7. The computing system of claim 6, comprising the processor to generate deep learning (DL) instructions representing a DL model from the parallel-for loop instructions.

8. The computing system of claim 1, comprising the processor to dispatch linked parallel subtasks of the nested parallel-for loop instruction to a same thread.

9. A method comprising: transforming a current operation of a deep neural network (DNN) computation subgraph to a nested parallel-for loop instruction for the current operation; blocking the nested parallel-for loop instruction to create a one-to-one mapping between parallel subtasks of the nested parallel-for loop instruction with threads; and marking a parallel-for loop instruction of the nested parallel-for loop instruction of the current operation and a parallel-for loop instruction of a next operation of the DNN computation subgraph as linkable if both the current operation and the next operation are parallelized along a same data dimension at a top level of the DNN computation subgraph and with a same blocking factor.

10. The method of claim 9, comprising performing the transforming, blocking and marking for all operations of the DNN computation subgraph in topological order.

11. The method of claim 9, comprising setting a parallel-for group to include a first parallel-for loop instruction and merging a next parallel-for loop instruction to the parallel-for group if the next parallel-for loop instruction is linkable to any parallel-for loop instructions in the parallel-for group.

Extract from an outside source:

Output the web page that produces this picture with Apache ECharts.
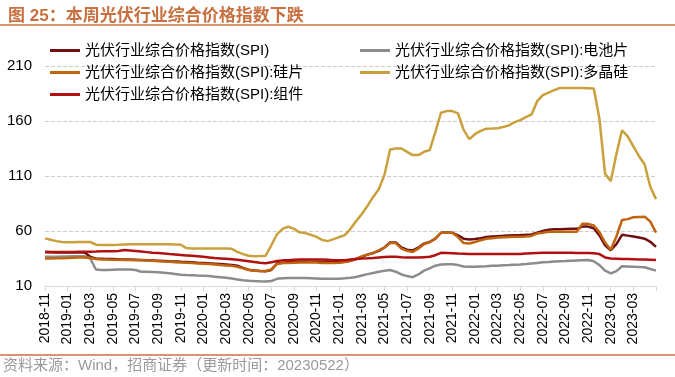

12. The method of claim 11, comprising, if the next parallel-for loop instruction is not linkable to any parallel-for loop instructions in the parallel-for group, flattening one or more parallel-for loop instructions of the parallel-for group to a one-dimensional thread pool (TP) parallel-for loop instruction.

13. The method of claim 12, comprising replacing a global barrier with a group level barrier for parallel-for loop instructions of the parallel-for group.

14. The method of claim 13, comprising removing one or more cleanup functions between parallel-for loop instructions of the parallel-for group.

15. The method of claim 14, comprising generating deep learning (DL) instructions representing a DL model from the parallel-for loop instructions.

16. At least one machine -readable storage medium comprising instructions which, when executed by at least one processor, cause the at least one processor to: transform a current operation of a deep neural network (DNN) computation subgraph to a nested parallel-for loop instruction for the current operation; block the nested parallel-for loop instruction to create a one-to-one mapping between parallel subtasks of the nested parallel-for loop instruction with threads; and mark a parallel-for loop instruction of the nested parallel-for loop instruction of the current operation and a parallel-for loop instruction of a next operation of the DNN computation subgraph as linkable if both the current operation and the next operation are parallelized along a same data dimension at a top level of the DNN computation subgraph and with a same blocking factor.

17. The at least one machine-readable storage medium of claim 16, comprising instructions which, when executed by at least one processor, cause the at least one processor to perform transforming, blocking and marking for all operations of the DNN computation subgraph in topological order.

18. The at least one machine-readable storage medium of claim 16, comprising instructions which, when executed by at least one processor, cause the at least one processor to set a parallel-for group to include a first parallel-for loop instruction and merge a next parallel- for loop instruction to the parallel-for group if the next parallel-for loop instruction is linkable to any parallel-for loop instructions in the parallel-for group.

19. The at least one machine-readable storage medium of claim 18, comprising instructions which, when executed by at least one processor, cause the at least one processor to, if the next parallel-for loop instruction is not linkable to any parallel-for loop instructions in the parallel-for group, flatten one or more parallel-for loop instructions of the parallel-for group to a one-dimensional thread pool (TP) parallel-for loop instruction.

20. The at least one machine-readable storage medium of claim 19, comprising instructions which, when executed by at least one processor, cause the at least one processor to replace a global barrier with a group level barrier for parallel-for loop instructions of the parallel-for group.